= Goal =
Your task is to print exactly the lines from the line that contains "Recreate this image" through the line that contains "fig.savefig('out.png', dpi=100)", with pictures left out.

= Data for the task =
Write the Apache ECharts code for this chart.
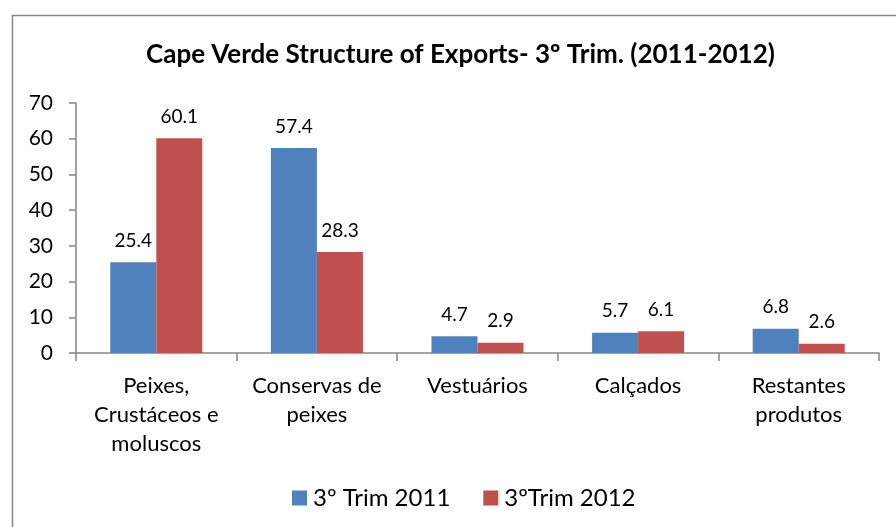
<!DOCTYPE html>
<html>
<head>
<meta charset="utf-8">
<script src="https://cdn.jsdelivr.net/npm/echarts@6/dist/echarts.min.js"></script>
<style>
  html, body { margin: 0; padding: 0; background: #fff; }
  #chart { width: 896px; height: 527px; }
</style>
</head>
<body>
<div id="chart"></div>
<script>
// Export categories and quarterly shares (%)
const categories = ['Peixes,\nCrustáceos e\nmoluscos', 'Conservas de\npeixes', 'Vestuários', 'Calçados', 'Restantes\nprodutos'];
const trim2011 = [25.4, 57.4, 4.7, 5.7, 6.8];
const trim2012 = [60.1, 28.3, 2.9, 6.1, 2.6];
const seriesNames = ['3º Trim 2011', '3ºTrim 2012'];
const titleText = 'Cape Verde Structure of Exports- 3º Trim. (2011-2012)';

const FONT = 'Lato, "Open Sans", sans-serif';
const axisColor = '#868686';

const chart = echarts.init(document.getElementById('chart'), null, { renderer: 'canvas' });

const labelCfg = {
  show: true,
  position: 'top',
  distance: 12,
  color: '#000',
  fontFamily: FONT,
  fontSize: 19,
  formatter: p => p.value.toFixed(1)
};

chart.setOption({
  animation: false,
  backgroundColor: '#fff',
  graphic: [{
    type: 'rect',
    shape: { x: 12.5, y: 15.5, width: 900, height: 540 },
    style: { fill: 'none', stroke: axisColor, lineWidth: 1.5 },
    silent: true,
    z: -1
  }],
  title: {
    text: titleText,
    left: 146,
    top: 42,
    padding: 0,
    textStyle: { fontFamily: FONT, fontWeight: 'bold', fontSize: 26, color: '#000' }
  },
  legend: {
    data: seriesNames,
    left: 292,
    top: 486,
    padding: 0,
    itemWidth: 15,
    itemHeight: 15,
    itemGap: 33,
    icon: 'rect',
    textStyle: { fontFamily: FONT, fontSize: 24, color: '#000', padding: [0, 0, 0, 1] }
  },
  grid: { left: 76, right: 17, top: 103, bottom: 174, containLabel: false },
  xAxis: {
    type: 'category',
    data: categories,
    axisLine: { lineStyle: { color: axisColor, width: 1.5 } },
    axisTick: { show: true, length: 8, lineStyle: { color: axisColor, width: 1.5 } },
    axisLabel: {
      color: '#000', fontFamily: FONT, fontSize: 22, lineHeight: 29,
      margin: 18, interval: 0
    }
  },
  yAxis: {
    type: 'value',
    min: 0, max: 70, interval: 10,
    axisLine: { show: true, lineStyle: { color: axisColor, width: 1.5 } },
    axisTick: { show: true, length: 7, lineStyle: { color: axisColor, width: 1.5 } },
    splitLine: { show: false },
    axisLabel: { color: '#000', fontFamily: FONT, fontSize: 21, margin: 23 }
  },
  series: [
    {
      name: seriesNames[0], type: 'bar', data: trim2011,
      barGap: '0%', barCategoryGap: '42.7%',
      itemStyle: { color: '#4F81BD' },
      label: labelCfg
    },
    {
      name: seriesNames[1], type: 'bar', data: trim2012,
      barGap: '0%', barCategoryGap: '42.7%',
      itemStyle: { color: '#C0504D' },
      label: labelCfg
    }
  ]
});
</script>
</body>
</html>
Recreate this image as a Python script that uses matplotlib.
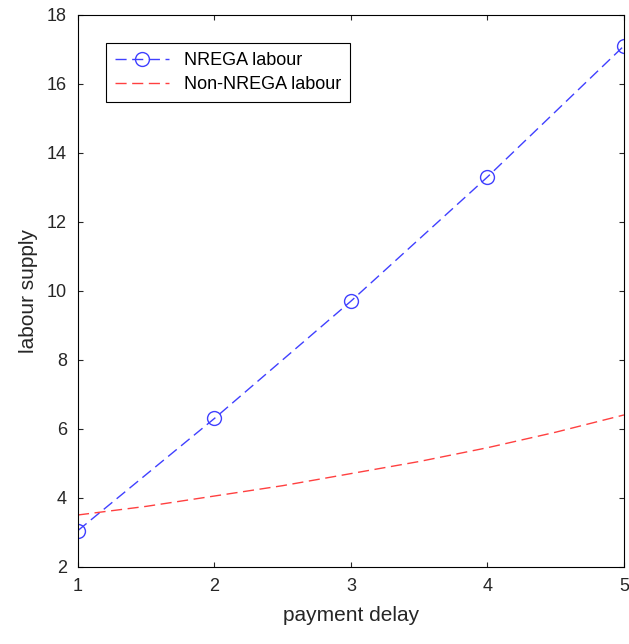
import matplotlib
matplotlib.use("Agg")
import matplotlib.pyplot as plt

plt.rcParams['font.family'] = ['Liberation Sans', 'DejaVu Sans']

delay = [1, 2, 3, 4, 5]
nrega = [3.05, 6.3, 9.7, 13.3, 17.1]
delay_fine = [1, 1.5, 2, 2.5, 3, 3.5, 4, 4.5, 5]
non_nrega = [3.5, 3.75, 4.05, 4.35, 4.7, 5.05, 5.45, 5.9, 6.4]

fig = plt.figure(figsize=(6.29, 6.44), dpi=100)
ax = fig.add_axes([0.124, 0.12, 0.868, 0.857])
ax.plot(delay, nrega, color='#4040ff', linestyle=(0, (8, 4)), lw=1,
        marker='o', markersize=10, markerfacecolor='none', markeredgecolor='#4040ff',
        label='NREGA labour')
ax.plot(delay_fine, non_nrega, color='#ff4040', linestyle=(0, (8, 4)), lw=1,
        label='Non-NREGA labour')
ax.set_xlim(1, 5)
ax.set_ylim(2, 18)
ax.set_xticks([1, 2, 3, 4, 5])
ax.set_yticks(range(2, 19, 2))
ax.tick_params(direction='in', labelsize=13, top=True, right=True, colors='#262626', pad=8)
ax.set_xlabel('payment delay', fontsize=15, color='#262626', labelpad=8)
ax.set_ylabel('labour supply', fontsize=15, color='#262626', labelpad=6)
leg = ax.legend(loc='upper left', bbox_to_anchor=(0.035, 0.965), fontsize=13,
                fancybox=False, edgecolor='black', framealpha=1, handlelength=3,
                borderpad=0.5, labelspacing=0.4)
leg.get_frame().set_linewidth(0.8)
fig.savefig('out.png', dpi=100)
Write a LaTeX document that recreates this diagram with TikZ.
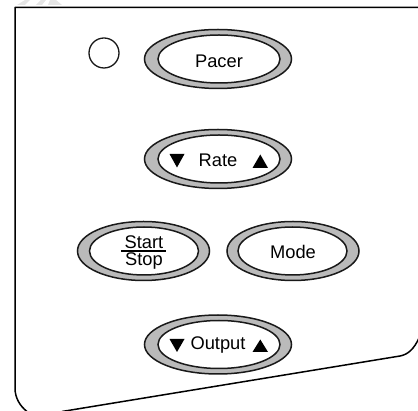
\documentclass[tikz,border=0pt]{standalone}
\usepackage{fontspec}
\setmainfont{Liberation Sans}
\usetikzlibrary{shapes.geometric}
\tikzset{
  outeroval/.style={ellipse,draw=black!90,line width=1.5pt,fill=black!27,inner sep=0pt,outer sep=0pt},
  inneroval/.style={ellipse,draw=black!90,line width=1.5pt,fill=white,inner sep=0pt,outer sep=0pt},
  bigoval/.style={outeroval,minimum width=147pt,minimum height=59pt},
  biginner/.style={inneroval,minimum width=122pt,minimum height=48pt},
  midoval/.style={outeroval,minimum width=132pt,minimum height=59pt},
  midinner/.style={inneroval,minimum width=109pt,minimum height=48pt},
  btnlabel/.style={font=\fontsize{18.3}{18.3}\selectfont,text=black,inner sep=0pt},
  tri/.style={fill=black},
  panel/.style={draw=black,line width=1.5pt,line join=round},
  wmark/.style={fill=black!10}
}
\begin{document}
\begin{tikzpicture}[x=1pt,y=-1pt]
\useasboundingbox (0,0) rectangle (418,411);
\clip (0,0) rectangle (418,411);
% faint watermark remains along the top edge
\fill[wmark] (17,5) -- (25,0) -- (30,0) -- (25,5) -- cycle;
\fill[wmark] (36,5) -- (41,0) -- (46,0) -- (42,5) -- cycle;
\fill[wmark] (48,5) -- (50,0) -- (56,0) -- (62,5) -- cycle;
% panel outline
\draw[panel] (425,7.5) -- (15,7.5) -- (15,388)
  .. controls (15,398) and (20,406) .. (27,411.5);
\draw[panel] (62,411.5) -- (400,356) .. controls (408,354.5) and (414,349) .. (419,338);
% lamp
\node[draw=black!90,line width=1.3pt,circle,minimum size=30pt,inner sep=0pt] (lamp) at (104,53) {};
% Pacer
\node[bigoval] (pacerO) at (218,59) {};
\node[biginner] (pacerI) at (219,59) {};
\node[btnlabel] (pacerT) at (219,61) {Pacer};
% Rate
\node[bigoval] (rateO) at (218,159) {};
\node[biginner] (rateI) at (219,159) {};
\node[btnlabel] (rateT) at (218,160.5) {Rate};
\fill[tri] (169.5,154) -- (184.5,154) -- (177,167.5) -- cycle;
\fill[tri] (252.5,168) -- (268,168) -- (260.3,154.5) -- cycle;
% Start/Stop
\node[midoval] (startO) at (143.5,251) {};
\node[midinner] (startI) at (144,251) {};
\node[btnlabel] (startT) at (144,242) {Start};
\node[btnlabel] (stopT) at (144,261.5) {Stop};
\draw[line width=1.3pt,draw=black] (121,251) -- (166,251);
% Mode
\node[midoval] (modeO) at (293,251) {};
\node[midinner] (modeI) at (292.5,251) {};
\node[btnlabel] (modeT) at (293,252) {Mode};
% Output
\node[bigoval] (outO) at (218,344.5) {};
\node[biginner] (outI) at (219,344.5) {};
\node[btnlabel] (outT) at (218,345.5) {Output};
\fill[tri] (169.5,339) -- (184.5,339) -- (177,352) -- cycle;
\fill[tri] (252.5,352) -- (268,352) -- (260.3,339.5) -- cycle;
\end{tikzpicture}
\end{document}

= The answer =
Recreate this image as a Python script that uses matplotlib.
import matplotlib
matplotlib.use("Agg")
import matplotlib.pyplot as plt

plt.rcParams['font.family'] = ['Liberation Sans', 'DejaVu Sans']

delay = [1, 2, 3, 4, 5]
nrega = [3.05, 6.3, 9.7, 13.3, 17.1]
delay_fine = [1, 1.5, 2, 2.5, 3, 3.5, 4, 4.5, 5]
non_nrega = [3.5, 3.75, 4.05, 4.35, 4.7, 5.05, 5.45, 5.9, 6.4]

fig = plt.figure(figsize=(6.29, 6.44), dpi=100)
ax = fig.add_axes([0.124, 0.12, 0.868, 0.857])
ax.plot(delay, nrega, color='#4040ff', linestyle=(0, (8, 4)), lw=1,
        marker='o', markersize=10, markerfacecolor='none', markeredgecolor='#4040ff',
        label='NREGA labour')
ax.plot(delay_fine, non_nrega, color='#ff4040', linestyle=(0, (8, 4)), lw=1,
        label='Non-NREGA labour')
ax.set_xlim(1, 5)
ax.set_ylim(2, 18)
ax.set_xticks([1, 2, 3, 4, 5])
ax.set_yticks(range(2, 19, 2))
ax.tick_params(direction='in', labelsize=13, top=True, right=True, colors='#262626', pad=8)
ax.set_xlabel('payment delay', fontsize=15, color='#262626', labelpad=8)
ax.set_ylabel('labour supply', fontsize=15, color='#262626', labelpad=6)
leg = ax.legend(loc='upper left', bbox_to_anchor=(0.035, 0.965), fontsize=13,
                fancybox=False, edgecolor='black', framealpha=1, handlelength=3,
                borderpad=0.5, labelspacing=0.4)
leg.get_frame().set_linewidth(0.8)
fig.savefig('out.png', dpi=100)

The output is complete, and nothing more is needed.